======== Excerpted data ========
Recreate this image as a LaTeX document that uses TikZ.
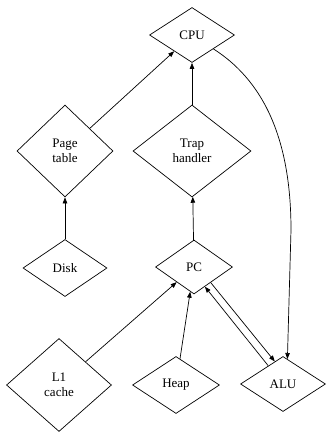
\documentclass[tikz,border=0pt]{standalone}
\usepackage{fontspec}
\setmainfont{Liberation Serif}
\usetikzlibrary{shapes.geometric,arrows.meta}
\begin{document}
\begin{tikzpicture}[x=1pt,y=-1pt,
  dnode/.style={draw,shape=diamond,inner sep=0pt,line width=0.7pt,align=center,
    font=\fontsize{13}{15}\selectfont},
  conn/.style={line width=0.7pt,-{Triangle[length=6pt,width=4.5pt]}}]
\useasboundingbox (0,0) rectangle (325,432);
\node[dnode,minimum width=85pt,minimum height=55pt] (cpu) at (192,35) {CPU};
\node[dnode,minimum width=96pt,minimum height=92pt] (pt) at (65,151) {Page\\table};
\node[dnode,minimum width=118pt,minimum height=92pt] (trap) at (192,151) {Trap\\handler};
\node[dnode,minimum width=84pt,minimum height=57pt] (disk) at (65,268) {Disk};
\node[dnode,minimum width=77pt,minimum height=54pt] (pc) at (194,267) {PC};
\node[dnode,minimum width=105pt,minimum height=93pt] (l1) at (59,385) {L1\\cache};
\node[dnode,minimum width=87pt,minimum height=57pt] (heap) at (176,385) {Heap};
\node[dnode,minimum width=85pt,minimum height=55pt] (alu) at (283,384) {ALU};
\draw[conn] (pt) -- (cpu);
\draw[conn] (trap) -- (cpu);
\draw[conn] (disk) -- (pt);
\draw[conn] (pc) -- (trap);
\draw[conn] (l1) -- (pc);
\draw[conn] (heap) -- (pc);
\draw[conn] (pc.-43) -- (alu.110);
\draw[conn] (alu.129) -- (pc.-61);
\draw[conn] (cpu.-33) .. controls (270,85) and (291,150) .. (291,230) -- (alu.80);
\end{tikzpicture}
\end{document}
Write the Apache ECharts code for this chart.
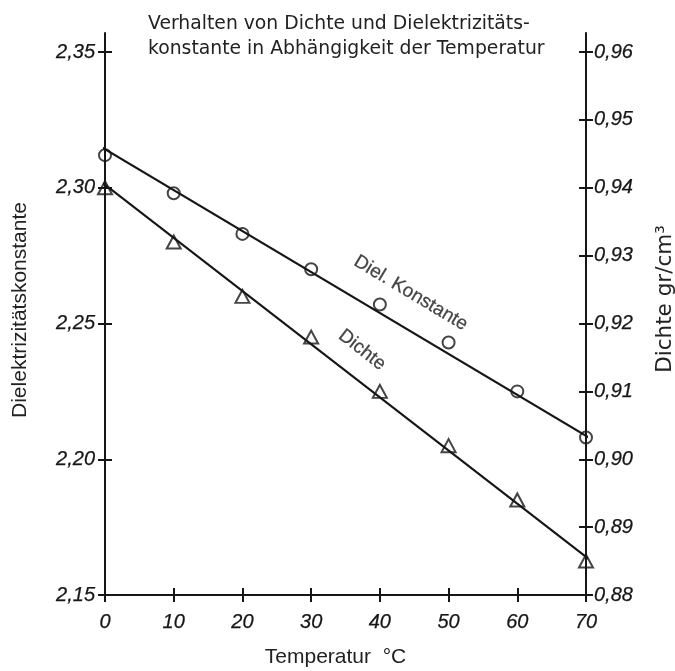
========
- _Set exercise_
Each line in the data that holds the string "this" should be found and copied.

- _Response to the task_
Recreate this image as a LaTeX document that uses TikZ.
Write the Apache ECharts code for this chart.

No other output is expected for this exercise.